对债务的发生,夫妻双方共同签字或者非举债方对其予以事前同意或事后追认,该债务应当认定为夫妻共同债务。

第x+2条(共同受益标准)

夫妻一方在婚姻关系存续期间以个人名义超出家庭日常生活需要所负的债务,应认定为该方个人债务,但债权人能够证明该债务确实用于夫妻共同生活、共同生产经营的除外。

(第2款)债务用于夫妻共同生活是指债务的发生客观上有利于夫妻或其未成年子女的合理生活消费。它也包括夫妻一方在满足家庭生活需要过程中而发生过失侵权之债等法定债务,但不包括举债方赌博、吸毒等非法债务或奢侈性消费等不当债务。

(第3款)夫妻共同生产经营是指夫妻共同作为特定企业的控股股东、实际控制人或合伙人,或者夫妻一方具有上述身份,而另一方参与到该企业的经营管理的情形。
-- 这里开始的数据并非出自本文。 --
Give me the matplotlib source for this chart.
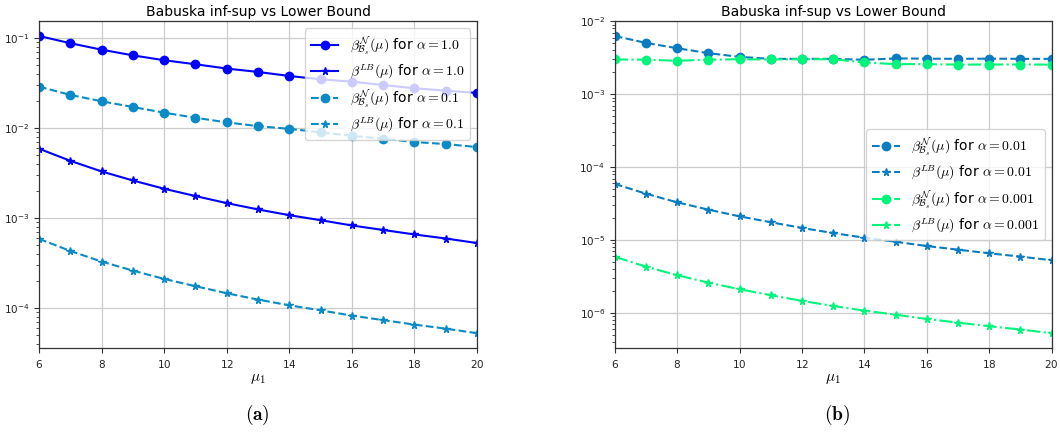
import matplotlib
matplotlib.use("Agg")
import matplotlib.pyplot as plt
from matplotlib.ticker import FuncFormatter

plt.rcParams["mathtext.fontset"] = "cm"
plt.rcParams["font.family"] = ["DejaVu Sans"]

mu1 = [6, 7, 8, 9, 10, 11, 12, 13, 14, 15, 16, 17, 18, 19, 20]

# alpha = 1.0
bn_a1 = [0.105, 0.0873, 0.074, 0.064, 0.0565, 0.051, 0.0457, 0.0419, 0.0378,
         0.0347, 0.0327, 0.0300, 0.0276, 0.0260, 0.0245]
lb_a1 = [5.9e-3, 4.33e-3, 3.3e-3, 2.62e-3, 2.12e-3, 1.76e-3, 1.47e-3, 1.25e-3,
         1.08e-3, 9.5e-4, 8.3e-4, 7.4e-4, 6.6e-4, 5.95e-4, 5.3e-4]
# alpha = 0.1
bn_a01 = [0.0288, 0.0233, 0.0198, 0.0171, 0.0148, 0.0130, 0.01155, 0.0105, 0.0098,
          0.00895, 0.0082, 0.0076, 0.0070, 0.00664, 0.00615]
lb_a01 = [5.9e-4, 4.33e-4, 3.3e-4, 2.62e-4, 2.12e-4, 1.76e-4, 1.47e-4, 1.25e-4,
          1.08e-4, 9.5e-5, 8.3e-5, 7.4e-5, 6.6e-5, 5.95e-5, 5.3e-5]
# alpha = 0.01
bn_a001 = [6.3e-3, 5.06e-3, 4.28e-3, 3.66e-3, 3.26e-3, 3.06e-3, 3.06e-3, 3.06e-3,
           2.97e-3, 3.1e-3, 3.08e-3, 3.06e-3, 3.08e-3, 3.06e-3, 3.06e-3]
lb_a001 = [5.9e-5, 4.33e-5, 3.3e-5, 2.62e-5, 2.12e-5, 1.76e-5, 1.47e-5, 1.25e-5,
           1.08e-5, 9.5e-6, 8.3e-6, 7.4e-6, 6.6e-6, 5.95e-6, 5.3e-6]
# alpha = 0.001
bn_a0001 = [3.0e-3, 2.98e-3, 2.88e-3, 2.98e-3, 3.02e-3, 3.0e-3, 3.02e-3, 3.02e-3,
            2.73e-3, 2.59e-3, 2.59e-3, 2.55e-3, 2.56e-3, 2.56e-3, 2.55e-3]
lb_a0001 = [5.9e-6, 4.33e-6, 3.3e-6, 2.62e-6, 2.12e-6, 1.76e-6, 1.47e-6, 1.25e-6,
            1.08e-6, 9.5e-7, 8.3e-7, 7.4e-7, 6.6e-7, 5.95e-7, 5.3e-7]

title = "Babuska inf-sup vs Lower Bound"
bn_tex = r"$\beta^{\mathcal{N}}_{\mathcal{B}_s}(\mu)$ for $\alpha = %s$"
lb_tex = r"$\beta^{LB}(\mu)$ for $\alpha = %s$"

c_a1 = "#0000ff"
c_a01 = "#0a8ac6"
c_a001 = "#0a7cc2"
c_a0001 = "#00f57a"

fig = plt.figure(figsize=(10.6, 4.4), dpi=100)
axL = fig.add_axes([0.0368, 0.209, 0.4132, 0.743])
axR = fig.add_axes([0.580, 0.209, 0.4120, 0.743])


def style(ax):
    ax.set_yscale("log")
    ax.set_xlim(6, 20)
    ax.set_xticks(range(6, 21, 2))
    ax.xaxis.set_major_formatter(FuncFormatter(lambda v, p: r"$\mathdefault{%d}$" % v))
    ax.tick_params(labelsize=7.5, length=3.5, width=0.8, colors="#333333", labelcolor="#222222")
    ax.tick_params(which="minor", length=2, width=0.6, colors="#333333")
    ax.grid(True, which="major", color="#cccccc", linewidth=0.9)
    for s in ax.spines.values():
        s.set_color("#333333")
        s.set_linewidth(0.9)
    ax.set_title(title, fontsize=10, pad=4)
    ax.set_xlabel(r"$\mu_1$", fontsize=11, labelpad=1)


axL.plot(mu1, bn_a1, "-", color=c_a1, marker="o", ms=6, lw=1.5, label=bn_tex % "1.0")
axL.plot(mu1, lb_a1, "-", color=c_a1, marker="*", ms=5.5, lw=1.5, label=lb_tex % "1.0")
axL.plot(mu1, bn_a01, "--", color=c_a01, marker="o", ms=6, lw=1.5, label=bn_tex % "0.1")
axL.plot(mu1, lb_a01, "--", color=c_a01, marker="*", ms=5.5, lw=1.5, label=lb_tex % "0.1")
style(axL)
axL.legend(loc="upper right", fontsize=10, handlelength=2.0, labelspacing=0.4)

axR.plot(mu1, bn_a001, "--", color=c_a001, marker="o", ms=6, lw=1.5, label=bn_tex % "0.01")
axR.plot(mu1, lb_a001, "--", color=c_a001, marker="*", ms=5.5, lw=1.5, label=lb_tex % "0.01")
axR.plot(mu1, bn_a0001, "-.", color=c_a0001, marker="o", ms=6, lw=1.5, label=bn_tex % "0.001")
axR.plot(mu1, lb_a0001, "-.", color=c_a0001, marker="*", ms=5.5, lw=1.5, label=lb_tex % "0.001")
style(axR)
axR.legend(loc="center right", fontsize=10, handlelength=2.0, labelspacing=0.4)

fig.text(0.243, 0.058, r"$\mathbf{(a)}$", ha="center", va="center", fontsize=14)
fig.text(0.79, 0.058, r"$\mathbf{(b)}$", ha="center", va="center", fontsize=14)

fig.savefig("out.png", dpi=100)
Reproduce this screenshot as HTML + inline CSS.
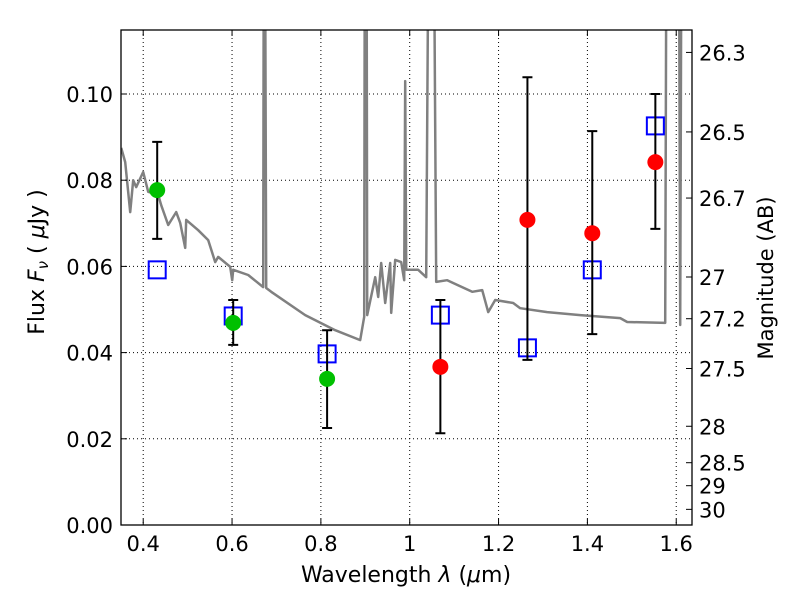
<!DOCTYPE html>
<html><head><meta charset="utf-8"><style>
html,body{margin:0;padding:0;background:#fff;}
svg text{font-family:"DejaVu Sans","Liberation Sans",sans-serif;fill:#000;}
</style></head><body>
<svg id="chart" width="800" height="600" viewBox="0 0 800 600" xmlns="http://www.w3.org/2000/svg">
<defs><clipPath id="clip"><rect x="121" y="30" width="571" height="495"/></clipPath></defs>
<rect x="0" y="0" width="800" height="600" fill="#fff"/>
<g id="grid"></g>
<g id="spec" clip-path="url(#clip)"></g>
<g id="marks"></g>
<rect x="121" y="30" width="571" height="495" fill="none" stroke="#000" stroke-width="1.3"/>
<g id="axes"></g>
<text x="406" y="582" font-size="22" text-anchor="middle">Wavelength  <tspan font-style="italic">λ</tspan> (<tspan font-style="italic">μ</tspan>m)</text>
<text transform="translate(44,262) rotate(-90)" font-size="22" text-anchor="middle">Flux  <tspan font-style="italic">F</tspan><tspan font-style="italic" font-size="15" dy="4">ν</tspan><tspan dy="-4">  (  </tspan><tspan font-style="italic">μ</tspan>Jy )</text>
<text transform="translate(773,278) rotate(-90)" font-size="21" text-anchor="middle">Magnitude (AB)</text>
</svg>
<script>
const specWave=[0.3505,0.3595,0.3707,0.3775,0.3842,0.4,0.4113,0.4338,0.4405,0.4563,0.4743,0.4833,0.4946,0.4968,0.5238,0.5463,0.5621,0.5689,0.5959,0.6004,0.6026,0.6364,0.6702,0.6724,0.6769,0.6882,0.7647,0.8323,0.8886,0.8976,0.8998,0.9021,0.9043,0.9223,0.9291,0.9358,0.9448,0.9561,0.9583,0.9673,0.9809,0.9876,0.9899,0.9921,1.0191,1.0371,1.0462,1.0507,1.0597,1.0844,1.1069,1.1407,1.1632,1.1767,1.1925,1.2330,1.2488,1.3096,1.3839,1.4739,1.4897,1.5752,1.5797,1.6045,1.6090,1.6135,1.636];
const specFlux=[0.0875,0.0842,0.0726,0.0800,0.0784,0.0819,0.0773,0.0766,0.0742,0.0696,0.0726,0.0701,0.0643,0.0708,0.0684,0.0661,0.0610,0.0622,0.0599,0.0568,0.0592,0.0580,0.0552,0.2,0.0550,0.0541,0.0487,0.0452,0.0429,0.0483,0.2,0.2,0.0487,0.0575,0.0529,0.0608,0.0515,0.0608,0.0492,0.0615,0.0610,0.0568,0.1030,0.0592,0.0592,0.0575,0.2,0.2,0.0564,0.0568,0.0557,0.0541,0.0545,0.0494,0.0522,0.0515,0.0503,0.0494,0.0487,0.0480,0.0471,0.0469,0.2,0.2,0.0464,0.2,0.2];
const obsWave=[0.4315,0.6026,0.814,1.069,1.265,1.411,1.553];
const obsFlux=[0.0777,0.0469,0.0339,0.0367,0.0708,0.0677,0.0842];
const obsLo=[0.0664,0.0418,0.0225,0.0213,0.0383,0.0443,0.0687];
const obsHi=[0.0889,0.0522,0.0452,0.0522,0.1039,0.0914,0.1000];
const obsColor=['green','green','green','red','red','red','red'];
const modelFlux=[0.0592,0.0485,0.0397,0.0487,0.0411,0.0592,0.0926];
const xTicks=[0.4,0.6,0.8,1.0,1.2,1.4,1.6];
const xTickLabels=['0.4','0.6','0.8','1','1.2','1.4','1.6'];
const yTicks=[0,0.02,0.04,0.06,0.08,0.10];
const yTickLabels=['0.00','0.02','0.04','0.06','0.08','0.10'];
const magTicks=[26.3,26.5,26.7,27,27.2,27.5,28,28.5,29,30];
const magTickLabels=['26.3','26.5','26.7','27','27.2','27.5','28','28.5','29','30'];

const NS='http://www.w3.org/2000/svg';
const X0=121,X1=692,Y0=525,Y1=30,xmin=0.35,xmax=1.6355,ymin=0,ymax=0.11485;
function sx(v){return X0+(v-xmin)/(xmax-xmin)*(X1-X0);}
function sy(v){return Y0-(v-ymin)/(ymax-ymin)*(Y0-Y1);}
function magY(m){return sy(Math.pow(10,(23.9-m)/2.5));}
function mk(tag,attrs,parent){const e=document.createElementNS(NS,tag);for(const k in attrs)e.setAttribute(k,attrs[k]);parent.appendChild(e);return e;}
const grid=document.getElementById('grid'),spec=document.getElementById('spec'),marks=document.getElementById('marks'),axes=document.getElementById('axes');

xTicks.forEach((t,i)=>{
  const x=sx(t);
  const g=mk('line',{x1:x,x2:x,y1:Y1,y2:Y0,stroke:'#000','stroke-width':1,'stroke-dasharray':'1,3'},grid);
  
  
  mk('line',{x1:x,x2:x,y1:Y0,y2:Y0-6,stroke:'#000','stroke-width':1},axes);
  mk('line',{x1:x,x2:x,y1:Y1,y2:Y1+6,stroke:'#000','stroke-width':1},axes);
  const tx=mk('text',{x:x,y:Y0+26,'font-size':21,'text-anchor':'middle'},axes);
  tx.textContent=xTickLabels[i];
  
  
});
yTicks.forEach((t,i)=>{
  const y=sy(t);
  if(t>0){const g=mk('line',{x1:X0,x2:X1,y1:y,y2:y,stroke:'#000','stroke-width':1,'stroke-dasharray':'1,3'},grid);
  
  }
  mk('line',{x1:X0,x2:X0+6,y1:y,y2:y,stroke:'#000','stroke-width':1},axes);
  const tx=mk('text',{x:X0-8,y:y+8,'font-size':21,'text-anchor':'end'},axes);
  tx.textContent=yTickLabels[i];
  
  
});
magTicks.forEach((m,i)=>{
  const y=magY(m);
  mk('line',{x1:X1,x2:X1-6,y1:y,y2:y,stroke:'#000','stroke-width':1},axes);
  const tx=mk('text',{x:X1+7,y:y+8,'font-size':21,'text-anchor':'start'},axes);
  tx.textContent=magTickLabels[i];
  
  
});

const pts=specWave.map((w,i)=>sx(w).toFixed(1)+','+sy(specFlux[i]).toFixed(1)).join(' ');
const pl=mk('polyline',{points:pts,fill:'none',stroke:'#808080','stroke-width':2.5,'stroke-linejoin':'round'},spec);



obsWave.forEach((w,i)=>{
  const x=sx(w);
  const sq=mk('rect',{x:x-8.5,y:sy(modelFlux[i])-8.5,width:17,height:17,fill:'none',stroke:'#0000ff','stroke-width':2},marks);
  
  
});
obsWave.forEach((w,i)=>{
  const x=sx(w),yl=sy(obsLo[i]),yh=sy(obsHi[i]);
  const eb=mk('path',{d:`M${x},${yl}V${yh}M${x-5},${yl}H${x+5}M${x-5},${yh}H${x+5}`,stroke:'#000','stroke-width':2,fill:'none'},marks);
  
  
  const c=mk('circle',{cx:x,cy:sy(obsFlux[i]),r:8,fill:obsColor[i]==='green'?'#00c000':'#ff0000'},marks);
  
  
});
</script>
</body></html>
在无实体企业的场合下,夫妻一方作为特定项目主要投资方,另一方参与经营的,亦视为共同生产经营。

第x+3条(共同债务之表见代理)

夫妻一方在婚姻关系存续期间以个人名义超出家庭日常生活需要所负的债务,若相对人有理由相信该债务的发生系举债人夫妻双方的共同意思,则可援引本法典总则编关于表见代理的规定,主张该债务为夫妻共同债务。

第X+4条(非真正共同债务的追偿权)

夫妻一方在婚姻关系存续期间以个人名义缔结的债务被法院或仲裁机构认定为夫妻共同债务,但事实上仅用于满足该方个人生产、生活需要的,另一方在离婚时可以向该方追偿。